Comparison of M10 and M20 Meteomodem radiosondes relative humidity measurements with ECMWF ERA5 above France: focus on the upper troposphere

Abstract. Accurate knowledge of the relative humidity (RH) in the troposphere is important for predicting cloud formation, particularly in the upper troposphere where contrails can form and contribute to global warming. However, it is difficult to predict their formation due to the lack of precise RH measurements at these altitudes. This paper compares RH data from Meteomodem radiosondes (M10 and M20) acquired over a 5-years period (2020-2024) at the Trappes and Nîmes meteorological stations in France with ECMWF ERA5 analyses, with a focus on the upper troposphere. For Trappes, two datasets exist: one processed operationally by Météo France (MF) and a second processed using the GRUAN standard. Whatever the processing is, Meteomodem radiosondes RH values are on average higher than ERA5 ones, by about 2 % at 800 hPa up to 10 % at 200 hPa. The operational MF processing generally gives higher RH than the GRUAN processing. The median difference between both processing methods is lower than 2.2 % for pressures higher than 300 hPa and is maximum for lower pressures and nighttime measurements, the GRUAN processing showing more consistency between daytime and nighttime measurements. The evolution of MF processing over time does not seem to affect the comparison. The major differences observed between the relative humidities measured by the sondes and those provided by the ERA5 reanalysis are between 200 and 300 hPa. First, ERA5 indicates more occurrences of RH below 40 % than the sondes. Second, the sondes indicate supersaturation conditions (~20 %) more frequently than ERA5 (11 %), probably due to the cloud parameterization in the IFS model, which fixes the RH at 100 % as soon as a cloud forms, in agreement to the higher occurrence of saturation conditions observed by ERA5 in this study.
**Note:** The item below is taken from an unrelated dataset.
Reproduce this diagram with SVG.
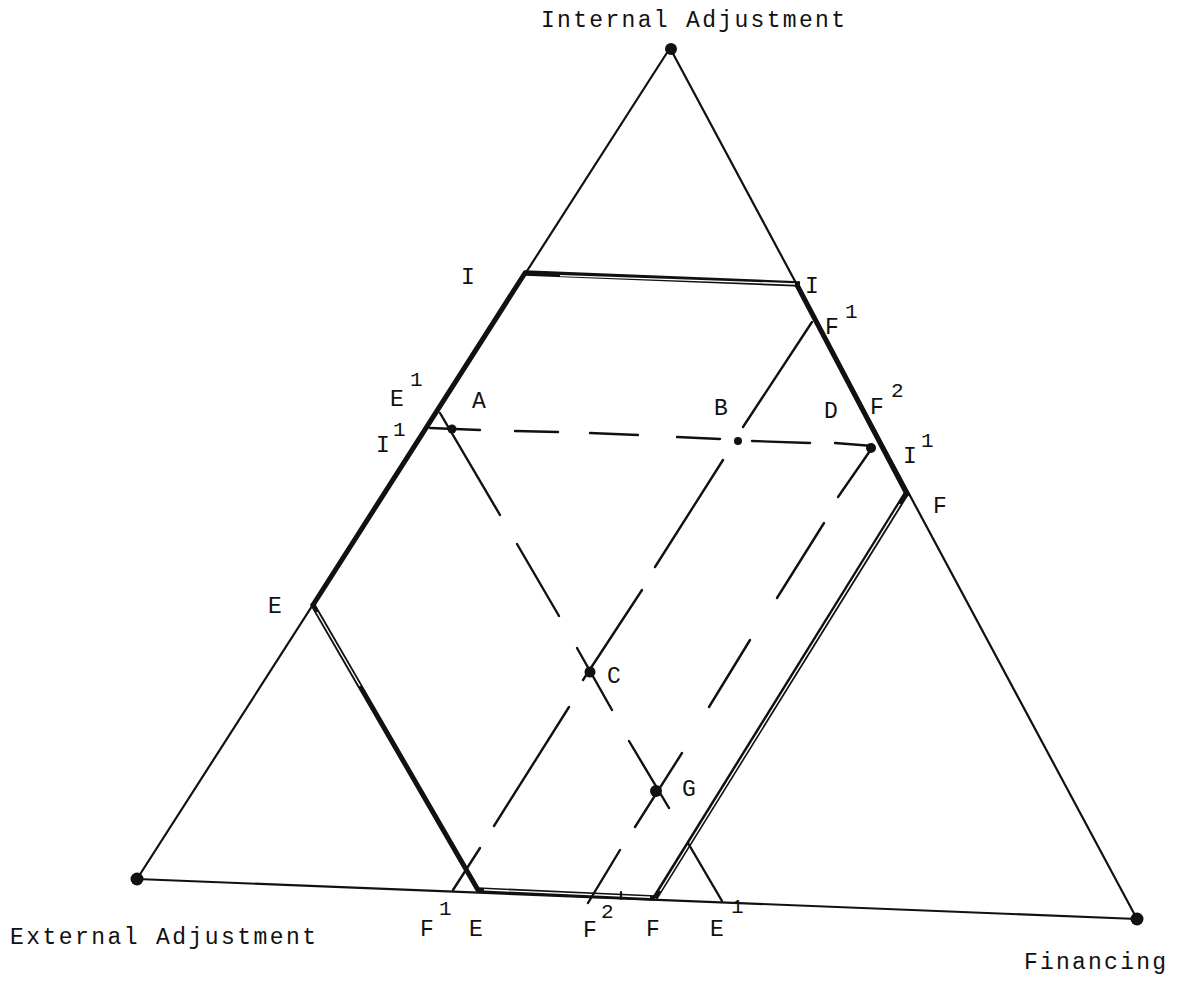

A first comparison of the results obtained at Trappes and Nîmes between the year 2020 and the years 2022, 2023 and 2024 shows no major differences, suggesting that the switch from M10 to M20 sondes in March 2021 at Nîmes does not significantly affect the ability to combine RH data for long term trends. However, more detailed investigations are required to assess finer differences. Finally, this study underlines the need to continue efforts to assess the quality of RH measurements in the upper troposphere and to improve cloud parameterizations in the model to increase supersaturation frequency in the upper troposphere as observed by the sondes.